PHILIPPE : La langue est une construction interne, virtualisante dirait-on en suivant Guillaume. Elle est le produit d’une organisation intérieure, génétique au niveau du sujet et des sujets dans leur besoin de s’adapter au milieu culturel où chaque sujet vit. Mais cette organisation intérieure, n’est pas donnée a priori. La preuve, c’est qu’un enfant élevé dans un milieu linguistique chinois parlera le chinois, mais élevé dans un milieu linguistique berbère, il parlera berbère. Donc l’éducation est essentielle pour que l’enfant construise sa capacité à discourir en étant compris et en comprenant ; l’éducation, et d’abord l’éducation après la naissance, bien avant l’école, est essentielle dans la construction par l’enfant de la langue. Il ne l’invente pas, elle existe bien en dehors de lui, mais il doit la construire et il la construit selon un processus d’équilibration majorante.

 

PHILIPPE : pourquoi majorante ?

 

PHILIPPE : Piaget distingue deux types d’équilibration, la simple et la majorante. L’équilibration simple : c’est celle qui après un déséquilibre permet au sujet à revenir à l’état antérieur au déséquilibre. L’équilibration simple, disons, que c’est un retour à l’équilibre momentanément perturbé. L’équilibration majorante, en revanche, est celle où il n’y a pas retour à l’état antérieur mais dépassement et donc nouvel équilibre.

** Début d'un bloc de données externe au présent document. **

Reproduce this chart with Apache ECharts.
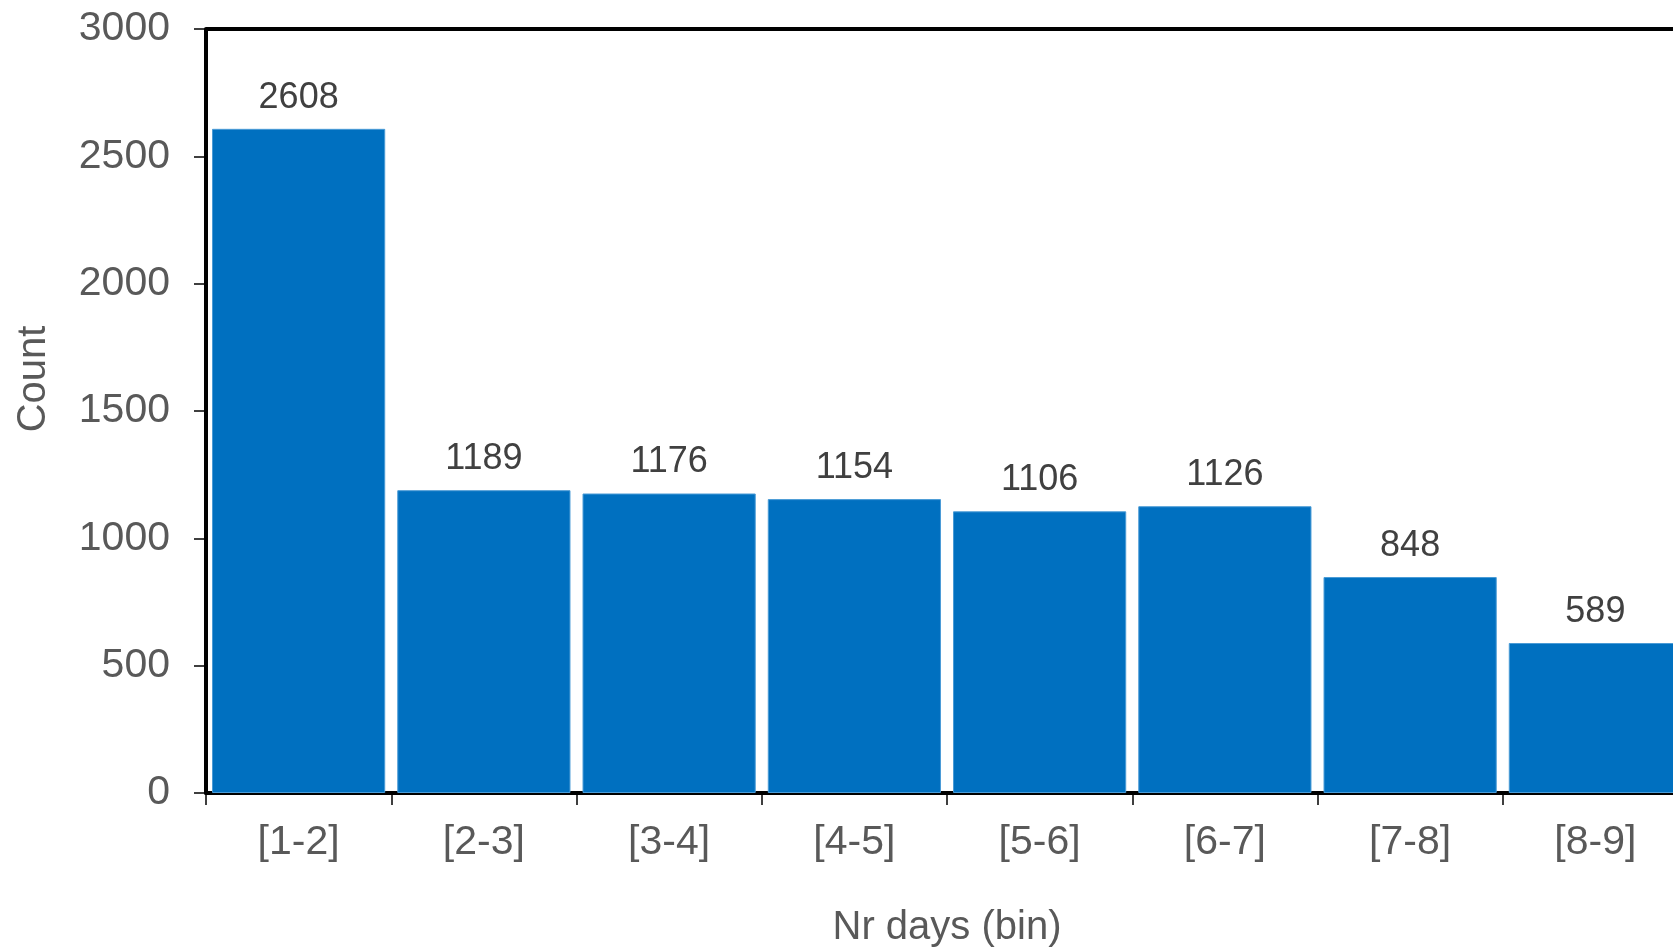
<!DOCTYPE html>
<html>
<head>
<meta charset="utf-8">
<script src="https://cdn.jsdelivr.net/npm/echarts@6/dist/echarts.min.js"></script>
<style>
html,body{margin:0;padding:0;background:#fff;}
#chart{width:1673px;height:949px;}
</style>
</head>
<body>
<div id="chart"></div>
<script>
const categories = ['[1-2]','[2-3]','[3-4]','[4-5]','[5-6]','[6-7]','[7-8]','[8-9]'];
const counts = [2608, 1189, 1176, 1154, 1106, 1126, 848, 589];
const xAxisName = 'Nr days (bin)';
const yAxisName = 'Count';

const FONT = '"Liberation Sans", Arial, sans-serif';
const chart = echarts.init(document.getElementById('chart'));
chart.setOption({
  animation: false,
  backgroundColor: '#ffffff',
  grid: { left: 206, top: 29, height: 764, width: 1482, containLabel: false,
          outerBoundsMode: 'none', show: false },
  xAxis: {
    type: 'category',
    data: categories,
    name: xAxisName,
    nameLocation: 'middle',
    nameGap: 115,
    nameTextStyle: { fontSize: 40, color: '#595959', fontFamily: FONT },
    axisLine: { show: true, lineStyle: { color: '#000', width: 4 } },
    axisTick: { show: true, length: 12, lineStyle: { color: '#000', width: 1.5 } },
    axisLabel: { fontSize: 41, color: '#595959', fontFamily: FONT, margin: 29 },
    splitLine: { show: false }
  },
  yAxis: {
    type: 'value',
    min: 0, max: 3000, interval: 500,
    name: yAxisName,
    nameLocation: 'middle',
    nameGap: 152,
    nameTextStyle: { fontSize: 40, color: '#595959', fontFamily: FONT, padding: [0, 0, 0, 64] },
    axisLine: { show: true, lineStyle: { color: '#000', width: 4 } },
    axisTick: { show: true, length: 12, lineStyle: { color: '#000', width: 1.5 } },
    axisLabel: { fontSize: 41, color: '#595959', fontFamily: FONT, margin: 36,
                 formatter: function (v) { return String(v); } },
    splitLine: { show: false }
  },
  series: [{
    type: 'bar',
    data: counts,
    barCategoryGap: '6.5%',
    itemStyle: { color: '#0070C0', borderColor: '#4A9BD6', borderWidth: 1 },
    label: { show: true, position: 'top', distance: 13, fontSize: 36, color: '#404040', fontFamily: FONT },
    markLine: {
      silent: true, symbol: 'none', label: { show: false },
      lineStyle: { color: '#000', width: 4, type: 'solid' },
      data: [{ yAxis: 3000 }]
    }
  }]
});
</script>
</body>
</html>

Pour l’école, tout cela n’existe pas, or ce sont des opérations mentales régissant l’ensemble du domaine cognitif, domaine auquel appartient la langue, parce que la langue est un système mental, et une construction qui est virtualisation de mécanismes verbaux rendus disponibles lors de chaque acte de parole ou d’écriture.

[1] Entretien de Jean Piaget avec Gilbert Voyat assisté par Bärbel Inhelder, Dactylogramme de 1980 mis en ligne par la Fondation Jean Piaget pour recherches psychologiques et épistémologiques, 6 p. –p.2.